A VERY ENGLISH SCANDAL / JOHN PRESTON
Perhaps the most stupefying part of John Preston’s engaging account of the Jeremy Thorpe Trial is that it actually happened. If this was a fiction no one would believe it. At the heart of it lies the extraordinary notion that a successful politician who aged 37 was party leader should allegedly consider the murdering of a man capable of harming his career. He was aided by two willing acolytes of bungling incompetence Peter Bessell and David Holmes . Even the act itself was bungled by airline-pilot Gino Newton who after killing Scott’s dog Rinka could not complete the contract killing as the gun jammed though he argued in court this was deliberate as he was only seeking to scare Scott
John Preston lays out the facts coolly and does not sit in moral judgment. . Thorpe was fatally attracted to danger , at first a life of excessive gay promiscuity and then this ridiculous plot to deal with what Thorpe called “the Scottish Question” The ineptitude was startling eg buying incriminating letters without considering whether copies were kept. Scott was a damaged man but at various points he seemed able to outwit his assailants. Even when at the Commital proceedings he was asked by the Proseecutor Peter Taylor “. Hell hath no fury like a woman spurned” he replied ” I am not a woman”

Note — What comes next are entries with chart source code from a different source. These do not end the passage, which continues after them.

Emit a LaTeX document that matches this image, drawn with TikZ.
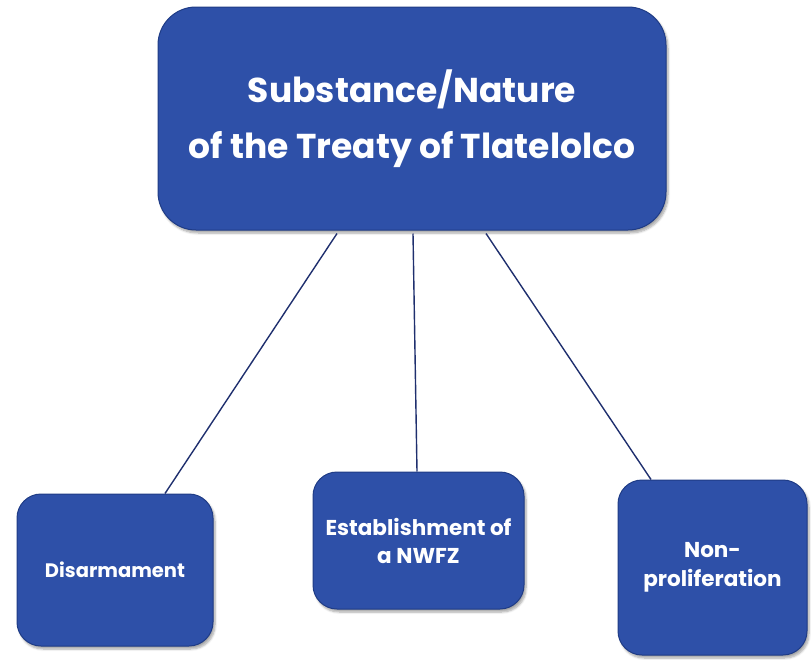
\documentclass[tikz,border=0pt]{standalone}
\usepackage{fontspec}
\setmainfont{Poppins}
\usetikzlibrary{shadows.blur}
\definecolor{boxfill}{HTML}{2E50A8}
\definecolor{boxedge}{HTML}{1F3C86}
\definecolor{linkcol}{HTML}{1F2F6E}
\tikzset{
  x=1pt, y=-1pt,
  bluebox/.style={draw=boxedge, line width=1pt, fill=boxfill, text=white,
    font=\bfseries, align=center, inner sep=0pt,
    blur shadow={shadow xshift=2pt, shadow yshift=-3pt, shadow blur steps=6, shadow opacity=35}},
  link/.style={draw=linkcol, line width=1.4pt}
}
\begin{document}
\begin{tikzpicture}
\useasboundingbox (0,0) rectangle (811,659);
\node[bluebox, rounded corners=38pt, minimum width=508pt, minimum height=223pt,
  font=\bfseries\fontsize{34.5}{56}\selectfont] (top) at (412,118.5)
  {Substance/Nature\\of the Treaty of Tlatelolco};
\node[bluebox, rounded corners=24pt, minimum width=196pt, minimum height=152pt,
  font=\bfseries\fontsize{19.5}{24}\selectfont] (dis) at (115,570) {Disarmament};
\node[bluebox, rounded corners=24pt, minimum width=211pt, minimum height=137pt,
  font=\bfseries\fontsize{21.5}{28}\selectfont] (nwfz) at (418.5,540.5) {Establishment of\\a NWFZ};
\node[bluebox, rounded corners=24pt, minimum width=189pt, minimum height=175pt,
  font=\bfseries\fontsize{21.5}{29}\selectfont] (non) at (712.5,567.5) {Non-\\proliferation};
\draw[link] ([xshift=-75pt,yshift=-3pt]top.south) -- ([xshift=50pt]dis.north);
\draw[link] ([xshift=1pt,yshift=-3pt]top.south) -- ([xshift=-1.5pt]nwfz.north);
\draw[link] ([xshift=74pt,yshift=-3pt]top.south) -- ([xshift=-61.5pt]non.north);
\end{tikzpicture}
\end{document}
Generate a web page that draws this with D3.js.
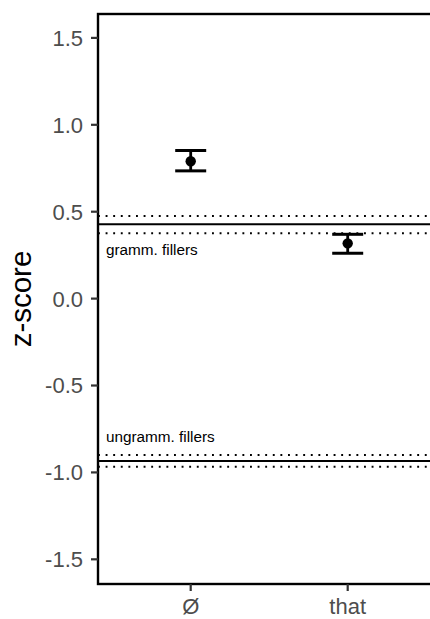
<!DOCTYPE html>
<html>
<head>
<meta charset="utf-8">
<script src="https://cdn.jsdelivr.net/npm/d3@7"></script>
<style>
  body { margin: 0; background: #fff; }
  text { font-family: "Liberation Sans", Arial, sans-serif; }
</style>
</head>
<body>
<svg id="chart" width="430" height="619"></svg>
<script>
// conditions and their means with error bars
const conditions = ["Ø", "that"]
const means = [0.79, 0.318]
const lower = [0.735, 0.261]
const upper = [0.852, 0.37]

// filler baselines (mean + CI)
const fillerNames = ["gramm. fillers", "ungramm. fillers"]
const fillerMeans = [0.428, -0.934]
const fillerLow = [0.376, -0.967]
const fillerHigh = [0.475, -0.900]
const fillerLabelY = [0.28, -0.795]

const yTicks = [-1.5, -1.0, -0.5, 0.0, 0.5, 1.0, 1.5]

let svg = d3.select("#chart")
let margin = {left: 98, top: 14, bottom: 584, right: 660}

let y = d3.scaleLinear()
    .domain([-1.642, 1.6375])
    .range([margin.bottom, margin.top])
// index scale for discrete positions (1 = first condition)
let x = d3.scaleLinear()
    .domain([1, 2])
    .range([190.7, 347.7])

let g = svg.append("g")

// panel border
g.append("rect")
    .attr("x", margin.left)
    .attr("y", margin.top)
    .attr("width", margin.right - margin.left)
    .attr("height", margin.bottom - margin.top)
    .attr("fill", "none")
    .attr("stroke", "black")
    .attr("stroke-width", 2.4)

// filler reference lines
fillerMeans.forEach(function (m, i) {
    g.append("line")
        .attr("x1", margin.left).attr("x2", margin.right)
        .attr("y1", y(m)).attr("y2", y(m))
        .attr("stroke", "black").attr("stroke-width", 1.9)
    ;[fillerLow[i], fillerHigh[i]].forEach(function (v) {
        g.append("line")
            .attr("x1", margin.left).attr("x2", margin.right)
            .attr("y1", y(v)).attr("y2", y(v))
            .attr("stroke", "black").attr("stroke-width", 1.9)
            .attr("stroke-dasharray", "1.9,5.7")
    })
    g.append("text")
        .attr("x", x(0.46))
        .attr("y", y(fillerLabelY[i]))
        .attr("dominant-baseline", "central")
        .attr("font-size", "15.3px")
        .attr("fill", "black")
        .text(fillerNames[i])
})

// error bars + points
let bars = g.selectAll(".bar")
    .data(conditions)
    .enter()
    .append("g")
bars.append("line")
    .attr("x1", (d, i) => x(i + 1)).attr("x2", (d, i) => x(i + 1))
    .attr("y1", (d, i) => y(lower[i])).attr("y2", (d, i) => y(upper[i]))
    .attr("stroke", "black").attr("stroke-width", 2.8)
;[lower, upper].forEach(function (arr) {
    bars.append("line")
        .attr("x1", (d, i) => x(i + 1) - 15.5).attr("x2", (d, i) => x(i + 1) + 15.5)
        .attr("y1", (d, i) => y(arr[i])).attr("y2", (d, i) => y(arr[i]))
        .attr("stroke", "black").attr("stroke-width", 3)
})
bars.append("circle")
    .attr("cx", (d, i) => x(i + 1))
    .attr("cy", (d, i) => y(means[i]))
    .attr("r", 5.2)
    .attr("fill", "black")

// y axis ticks
let yt = g.selectAll(".ytick").data(yTicks).enter().append("g")
yt.append("line")
    .attr("x1", margin.left - 7).attr("x2", margin.left)
    .attr("y1", d => y(d)).attr("y2", d => y(d))
    .attr("stroke", "#333").attr("stroke-width", 2.2)
yt.append("text")
    .attr("x", margin.left - 15)
    .attr("y", d => y(d))
    .attr("dy", "0.36em")
    .attr("text-anchor", "end")
    .attr("font-size", "22px")
    .attr("fill", "#4D4D4D")
    .text(d => d.toFixed(1))

// x axis ticks
let xt = g.selectAll(".xtick").data(conditions).enter().append("g")
xt.append("line")
    .attr("x1", (d, i) => x(i + 1)).attr("x2", (d, i) => x(i + 1))
    .attr("y1", margin.bottom).attr("y2", margin.bottom + 7)
    .attr("stroke", "#333").attr("stroke-width", 2.2)
xt.append("text")
    .attr("x", (d, i) => x(i + 1))
    .attr("y", 614)
    .attr("text-anchor", "middle")
    .attr("font-size", "22px")
    .attr("fill", "#4D4D4D")
    .text(d => d)

// y axis title
g.append("text")
    .attr("transform", `translate(31,${(margin.top + margin.bottom) / 2}) rotate(-90)`)
    .attr("text-anchor", "middle")
    .attr("font-size", "29.5px")
    .attr("fill", "black")
    .text("z-score")
</script>
</body>
</html>
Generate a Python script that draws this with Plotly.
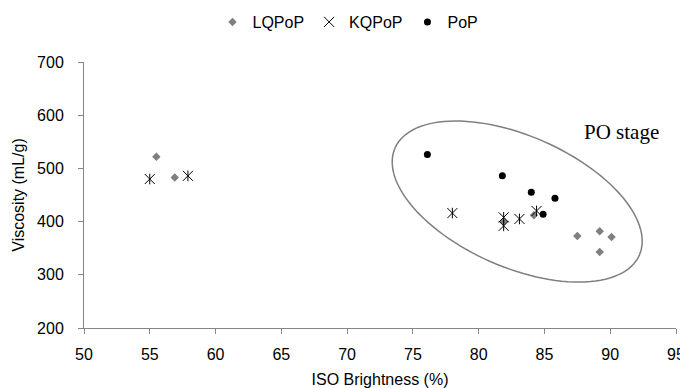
import numpy as np
import plotly.graph_objects as go

# ---- data ----
lq_x = [55.5, 56.9, 81.9, 84.2, 87.5, 89.2, 89.2, 90.1]
lq_y = [522, 483, 400, 412, 373, 382, 343, 371]
kq_x = [55.0, 57.9, 78.0, 81.9, 81.9, 83.1, 84.4]
kq_y = [480, 486, 416, 408, 392, 405, 420]
po_x = [76.1, 81.8, 84.0, 85.8, 84.9]
po_y = [526, 486, 455, 444, 414]

x_ticks = [50, 55, 60, 65, 70, 75, 80, 85, 90, 95]
y_ticks = [200, 300, 400, 500, 600, 700]

# ---- layout geometry (page body has an 8px margin) ----
W, H = 680, 380
ml, mr, mt, mb = 76, 12, 54, 60
xr = [50, 95]
yr = [200, 700]
sx = (W - ml - mr) / (xr[1] - xr[0])   # px per x unit
sy = (H - mt - mb) / (yr[1] - yr[0])   # px per y unit

# ellipse (center in data units, semi-axes in px, rotation in degrees, clockwise on screen)
ell_cx, ell_cy = 82.93, 437.7
ell_a, ell_b, ell_ang = 133.4, 65.7, 23.65

th = np.radians(ell_ang)
t = np.linspace(0, 2 * np.pi, 121)
px = ell_a * np.cos(t) * np.cos(th) - ell_b * np.sin(t) * np.sin(th)
py = ell_a * np.cos(t) * np.sin(th) + ell_b * np.sin(t) * np.cos(th)
ex = ell_cx + px / sx
ey = ell_cy - py / sy
path = "M " + " L ".join(f"{a:.4f},{b:.4f}" for a, b in zip(ex, ey)) + " Z"

FONT = "Liberation Sans, Arial, sans-serif"
GRAY = "#7f7f7f"
AX = "#868686"

fig = go.Figure()
fig.add_trace(go.Scatter(
    x=lq_x, y=lq_y, mode="markers", name="LQPoP",
    marker=dict(symbol="diamond", size=6.5, color=GRAY, line=dict(width=0)),
))
fig.add_trace(go.Scatter(
    x=kq_x, y=kq_y, mode="markers", name="KQPoP", legendgroup="kq",
    marker=dict(symbol="x-thin-open", size=10, color="black",
                line=dict(width=1, color="black")),
))
fig.add_trace(go.Scatter(
    x=kq_x, y=kq_y, mode="markers", name="KQPoP", legendgroup="kq",
    showlegend=False,
    marker=dict(symbol="line-ns-open", size=7.6, color="black",
                line=dict(width=1, color="black")),
))
fig.add_trace(go.Scatter(
    x=po_x, y=po_y, mode="markers", name="PoP",
    marker=dict(symbol="circle", size=7, color="black", line=dict(width=0)),
))

fig.add_shape(type="path", path=path, xref="x", yref="y",
              line=dict(color=GRAY, width=1.5), fillcolor="rgba(0,0,0,0)",
              layer="below")

fig.add_annotation(x=90.85, y=569, xref="x", yref="y", text="PO stage",
                   showarrow=False,
                   font=dict(family="Liberation Serif, Times New Roman, serif",
                             size=21, color="black"))

fig.update_layout(
    width=W, height=H,
    margin=dict(l=ml, r=mr, t=mt, b=mb, autoexpand=False),
    paper_bgcolor="white", plot_bgcolor="white",
    font=dict(family=FONT, size=16, color="black"),
    showlegend=True,
    legend=dict(orientation="h", xref="container", yref="container",
                x=0.5, xanchor="center", y=1 - 14 / H, yanchor="middle",
                font=dict(size=16), itemwidth=30, tracegroupgap=0,
                bgcolor="rgba(0,0,0,0)"),
    xaxis=dict(range=xr, tickvals=x_ticks, ticktext=[str(v) for v in x_ticks],
               showgrid=False, zeroline=False, showline=True, automargin=False,
               linecolor=AX, linewidth=1, ticks="outside", ticklen=5,
               tickcolor=AX, tickwidth=1, ticklabelstandoff=7,
               title=dict(text="ISO Brightness (%)", standoff=12,
                          font=dict(size=16))),
    yaxis=dict(range=yr, tickvals=y_ticks, ticktext=[str(v) for v in y_ticks],
               showgrid=False, zeroline=False, showline=True, automargin=False,
               linecolor=AX, linewidth=1, ticks="outside", ticklen=5,
               tickcolor=AX, tickwidth=1, ticklabelstandoff=11,
               title=dict(text="Viscosity (mL/g)", standoff=8,
                          font=dict(size=16))),
)

fig.write_html("out.html")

In any account like this there is risk that the reader already has a distinct recollection of what was dubbed ‘ the Trial of the Century” John Preston gets round this in two ways . His account is highly readable ,a page turner. Secondly he introduces facts that the reader may not know eg Norman Scott’s brother in law was Terry-Thomas. Or Viscount Montgomery believed in all seriousness the age of homosexual consent should be 80 so any blackmail can be paid out of his pemsion.
The power of the Establishment to protect its own is well documented. In 1964 when Jeremy Thorpe was a MP in a minoirty party he was able to have an audience with Frank Soskice the then Home Secretary to discuss the threat of Scott. When he needed help on the vexed issue of a replacement National Insurance card for Scott ( Thorpe had obtained one on the basis he was Scott’s employer) the appropriate Labour Minster was only too willing to help. It is even argued that the choice of Judge Joseph Cantley was made as Thorpe knew the Lord Chancellor Elwyn Jones well. Cantley proved as valuable an ally as his barrister George Carman QC who made his reputation on this case in achieving a not guilty verdict. Carman ‘s high risk strategy of not calling Thorpe but reducing the credibility of Bessell and Scott to nil worked brilliantly . I remember prior to the trial asking a barrister to predict the outcome . He observed that the defence of ‘ Who will rid me of this meddlesome priest?’ ( Henry 11 ) would create enough vagueness to defeat the charges but Thorpe’s reputation would never recover. He was right on both counts as though Thorpe lived on till 85 he never received the peerage he craved and was politically a pariah .
From start to finish this is a riveting ,well researched , well written account of a scandal that beggars belief. Or should that read buggers? Or perhaps even better the whole affair was a total bugger up?